# WRITTEN REQUEST
Copy out each line that mentions the word "this".

# DATA SHOWN

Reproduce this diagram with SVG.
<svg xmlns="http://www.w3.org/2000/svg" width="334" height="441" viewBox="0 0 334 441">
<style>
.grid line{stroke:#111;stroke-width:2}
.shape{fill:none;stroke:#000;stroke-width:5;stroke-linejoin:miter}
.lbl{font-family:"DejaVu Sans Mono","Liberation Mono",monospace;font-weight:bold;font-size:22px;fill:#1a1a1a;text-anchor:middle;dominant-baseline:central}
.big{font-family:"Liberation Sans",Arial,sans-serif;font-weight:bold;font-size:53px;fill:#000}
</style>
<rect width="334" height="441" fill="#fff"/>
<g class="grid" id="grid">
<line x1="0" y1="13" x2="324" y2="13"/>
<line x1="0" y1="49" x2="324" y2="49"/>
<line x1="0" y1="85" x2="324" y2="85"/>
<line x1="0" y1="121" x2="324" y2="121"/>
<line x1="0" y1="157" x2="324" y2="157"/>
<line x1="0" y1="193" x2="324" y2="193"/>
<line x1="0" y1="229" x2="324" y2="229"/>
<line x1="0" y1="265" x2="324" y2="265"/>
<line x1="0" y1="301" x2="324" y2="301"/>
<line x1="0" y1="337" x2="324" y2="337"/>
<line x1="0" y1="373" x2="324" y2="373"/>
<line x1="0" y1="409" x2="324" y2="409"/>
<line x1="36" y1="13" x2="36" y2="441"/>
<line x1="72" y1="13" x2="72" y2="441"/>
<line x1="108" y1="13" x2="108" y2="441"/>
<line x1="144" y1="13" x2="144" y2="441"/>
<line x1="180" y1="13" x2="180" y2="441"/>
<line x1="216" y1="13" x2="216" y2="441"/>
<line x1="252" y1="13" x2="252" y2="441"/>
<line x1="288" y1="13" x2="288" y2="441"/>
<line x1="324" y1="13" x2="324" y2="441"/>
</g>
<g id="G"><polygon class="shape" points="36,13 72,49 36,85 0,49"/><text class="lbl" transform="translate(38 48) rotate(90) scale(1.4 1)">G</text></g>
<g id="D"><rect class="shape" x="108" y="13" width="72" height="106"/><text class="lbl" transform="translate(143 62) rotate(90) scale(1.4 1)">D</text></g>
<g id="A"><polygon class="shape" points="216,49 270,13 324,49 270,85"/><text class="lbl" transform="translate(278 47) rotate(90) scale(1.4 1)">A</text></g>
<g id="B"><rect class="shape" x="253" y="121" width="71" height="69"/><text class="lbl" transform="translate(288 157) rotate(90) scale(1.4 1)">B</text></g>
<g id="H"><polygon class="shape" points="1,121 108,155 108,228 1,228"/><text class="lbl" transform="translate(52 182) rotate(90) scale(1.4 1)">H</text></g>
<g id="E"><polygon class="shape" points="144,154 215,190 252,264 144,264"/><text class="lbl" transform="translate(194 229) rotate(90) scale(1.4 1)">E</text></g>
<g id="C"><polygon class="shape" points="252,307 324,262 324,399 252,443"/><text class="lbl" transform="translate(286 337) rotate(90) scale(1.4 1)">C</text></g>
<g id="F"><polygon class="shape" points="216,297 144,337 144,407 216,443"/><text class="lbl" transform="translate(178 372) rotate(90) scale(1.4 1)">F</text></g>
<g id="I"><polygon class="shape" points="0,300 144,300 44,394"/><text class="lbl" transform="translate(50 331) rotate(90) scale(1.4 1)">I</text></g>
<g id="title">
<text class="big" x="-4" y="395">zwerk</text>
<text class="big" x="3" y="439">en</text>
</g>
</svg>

---

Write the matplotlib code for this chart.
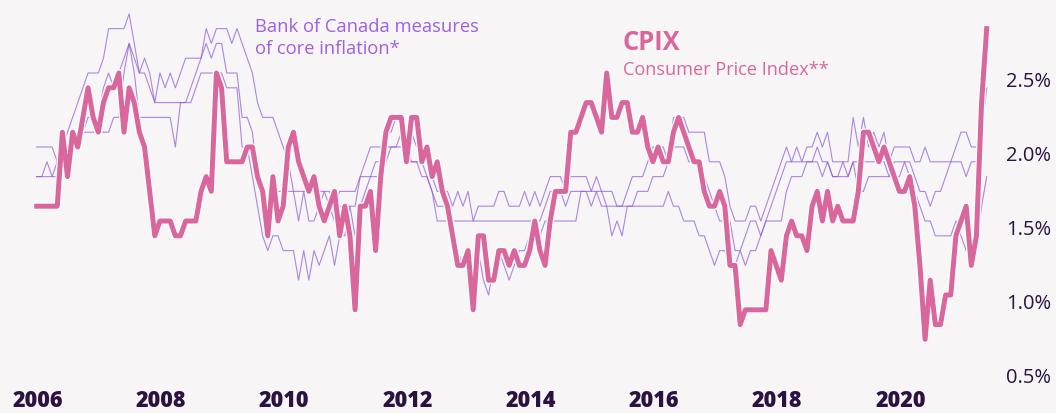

# COMPLETE RESPONSE
Reproduce this diagram with SVG.
Write the matplotlib code for this chart.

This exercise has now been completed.